I am actually often colliding with this topic of "gauge symmetry as a master principle of the spacetime" in the part of my research focusing on the emergence of the spacetime. One reason why this topic is omnipresent in my approach is that the pure gauge polarizations of gauge bosons ultimately arise from the Virasoro-exact states of strings in perturbative string theory, $$L_{-1}\ket\psi$$, roughly speaking, so all spacetime gauge symmetries are "offspring" of the key gauge symmetry on the string world sheet, the conformal symmetry. I often tend to imagine that a "more abstract and complex" symmetry like the conformal one exists even nonperturbatively, $$U(N)$$ in the BFSS matrix model is a close cousin, and the identification of the right symmetry basically "implies" the right identification of all the spacetime gauge symmetries as well as the difference between physical and unphysical polarizations, and therefore the causal structure of the spacetime and other things, too.

And the gauge symmetry is also important because Wilson lines may be nonlocal, and sometimes heavily nonlocal, degrees of freedom that determine the geometric relationships between regions that may be a priori connected or disconnected etc. To say the least, I believe that the gauge theories with a manifest gauge-covariant formalism encourage (and maybe are needed) for the definition of truly natural non-local degrees of freedom in local theories – and those may be helpful to discuss wormholes and entanglement in quantum gravity and related issues.

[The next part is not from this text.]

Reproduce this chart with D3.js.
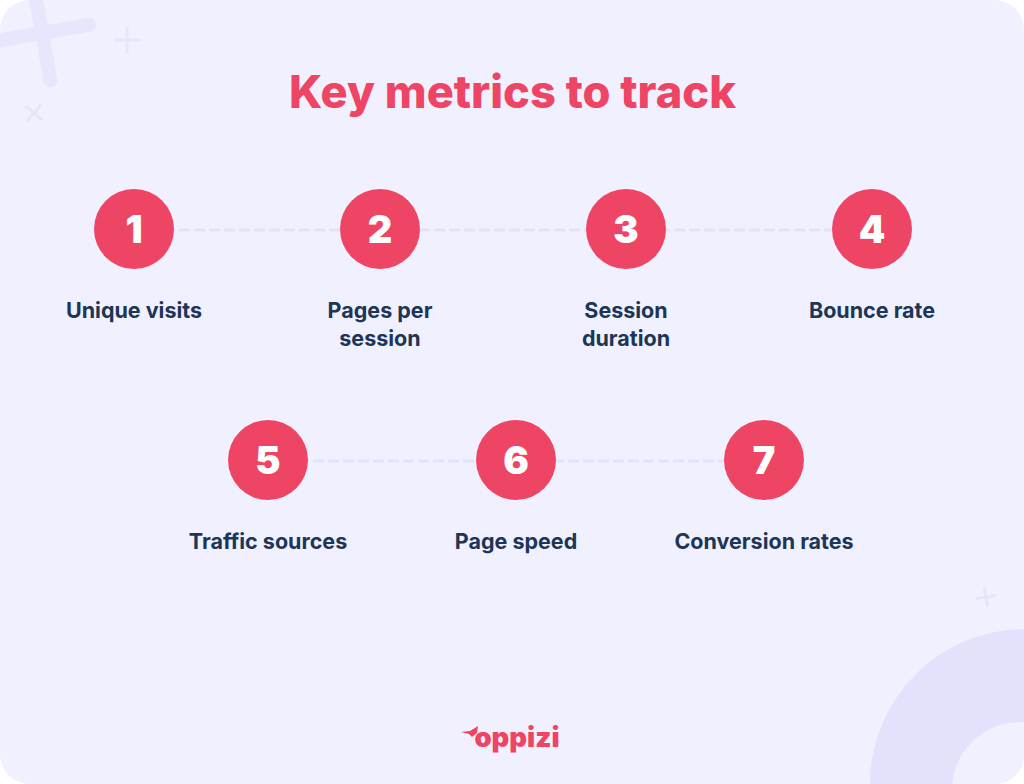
<!DOCTYPE html>
<html>
<head>
<meta charset="utf-8">
<script src="https://cdn.jsdelivr.net/npm/d3@7"></script>
<style>
  html, body { margin: 0; padding: 0; background: #fff; }
  svg { display: block; }
  text { font-family: Inter, sans-serif; }
</style>
</head>
<body>
<svg id="chart" width="1024" height="784"></svg>
<script>
const titleText = "Key metrics to track";
const brandText = "oppizi";

const topNumbers = [1, 2, 3, 4];
const topLabels = [["Unique visits"], ["Pages per", "session"], ["Session", "duration"], ["Bounce rate"]];
const bottomNumbers = [5, 6, 7];
const bottomLabels = [["Traffic sources"], ["Page speed"], ["Conversion rates"]];

const red = "#ef4565";
const navy = "#1d3557";
const dash = "#e2e3fb";
const paper = "#f0f0ff";

const svg = d3.select("#chart");

// background with rounded corners
svg.append("rect")
    .attr("width", 1024)
    .attr("height", 784)
    .attr("rx", 30)
    .attr("fill", paper);

const defs = svg.append("defs");
defs.append("clipPath")
    .attr("id", "card")
    .append("rect")
    .attr("width", 1024)
    .attr("height", 784)
    .attr("rx", 30);

const deco = svg.append("g").attr("clip-path", "url(#card)");

// big arch, bottom right
deco.append("circle")
    .attr("cx", 1025)
    .attr("cy", 784)
    .attr("r", 155)
    .attr("fill", "#e2e2fd");

deco.append("circle")
    .attr("cx", 1020)
    .attr("cy", 790)
    .attr("r", 68)
    .attr("fill", paper);

function drawCross(x, y, size, width, angle, color) {
    deco.append("path")
        .attr("d", `M${-size},0L${size},0M0,${-size}L0,${size}`)
        .attr("transform", `translate(${x},${y}) rotate(${angle})`)
        .attr("stroke", color)
        .attr("stroke-width", width)
        .attr("stroke-linecap", "round")
        .attr("fill", "none");
}

drawCross(42, 33, 48, 14, -10, "#e6e6fd");
drawCross(127, 40, 12, 3, 0, "#e6e6fa");
drawCross(34, 113, 10, 3, 40, "#e6e6fa");
drawCross(986, 597, 9, 3, -10, "#e6e6fa");

svg.append("text")
    .attr("x", 512.5)
    .attr("y", 108)
    .attr("text-anchor", "middle")
    .attr("font-size", 45.2)
    .attr("font-weight", 800)
    .attr("fill", red)
    .text(titleText);

function drawRow(numbers, labels, range, cy, labelY) {
    const x = d3.scalePoint().domain(numbers).range(range);
    const row = svg.append("g");

    row.append("line")
        .attr("x1", range[0])
        .attr("x2", range[1])
        .attr("y1", cy + 1)
        .attr("y2", cy + 1)
        .attr("stroke", dash)
        .attr("stroke-width", 3)
        .attr("stroke-dasharray", "11 4");

    const step = row.selectAll(".step")
        .data(numbers)
        .enter()
        .append("g")
        .attr("class", "step")
        .attr("transform", d => `translate(${x(d)},0)`);

    step.append("circle")
        .attr("cy", cy)
        .attr("r", 40)
        .attr("fill", red);

    step.append("text")
        .attr("y", cy + 14)
        .attr("text-anchor", "middle")
        .attr("font-size", 38)
        .attr("font-weight", 900)
        .attr("fill", "#fff")
        .text(d => d);

    step.each(function(d, i) {
        d3.select(this).selectAll(".label")
            .data(labels[i])
            .enter()
            .append("text")
            .attr("class", "label")
            .attr("y", (t, j) => labelY + j * 28)
            .attr("text-anchor", "middle")
            .attr("font-size", 21.5)
            .attr("font-weight", 700)
            .attr("fill", navy)
            .text(t => t);
    });
}

drawRow(topNumbers, topLabels, [134, 872], 229, 318);
drawRow(bottomNumbers, bottomLabels, [268, 764], 460, 549);

// logo
svg.append("path")
    .attr("d", "M461,732 L470,731 L478,726 L477,733 L472,737 L469,734 Z")
    .attr("fill", red);

svg.append("text")
    .attr("x", 517)
    .attr("y", 747)
    .attr("text-anchor", "middle")
    .attr("font-size", 27.5)
    .attr("font-weight", 900)
    .attr("fill", red)
    .text(brandText);
</script>
</body>
</html>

So I think that there's a lot of potential for the gauge symmetries to become less important than they seem today – and lots of potential for them to be more important than they seem today. I am not sure about the future evolution of their status in the world class physics research. But what I am sure about is that Nima's statements weren't ever meant to say that 0% or 100% of the future papers in theoretical physics will allow an important role to be played by gauge symmetries. The percentage is unknown and almost certainly strictly in between 0% and 100%. The statement that "the gauge symmetry isn't a real symmetry" was always meant to say something very specific and something that has been settled by a proof, one that shold be understandable to a good student.

People who don't understand any of these "nuances" should better use their opportunity to shut up. Theoretical physics is surely not a kindergarten pissing contest where one side mindlessly shouts "gauge symmetry akbar" and the other side shouts critical slogans about the gauge symmetry. To follow theoretical physics of 2016, you simply need to learn much more than the four words "gauge symmetry, yes, no".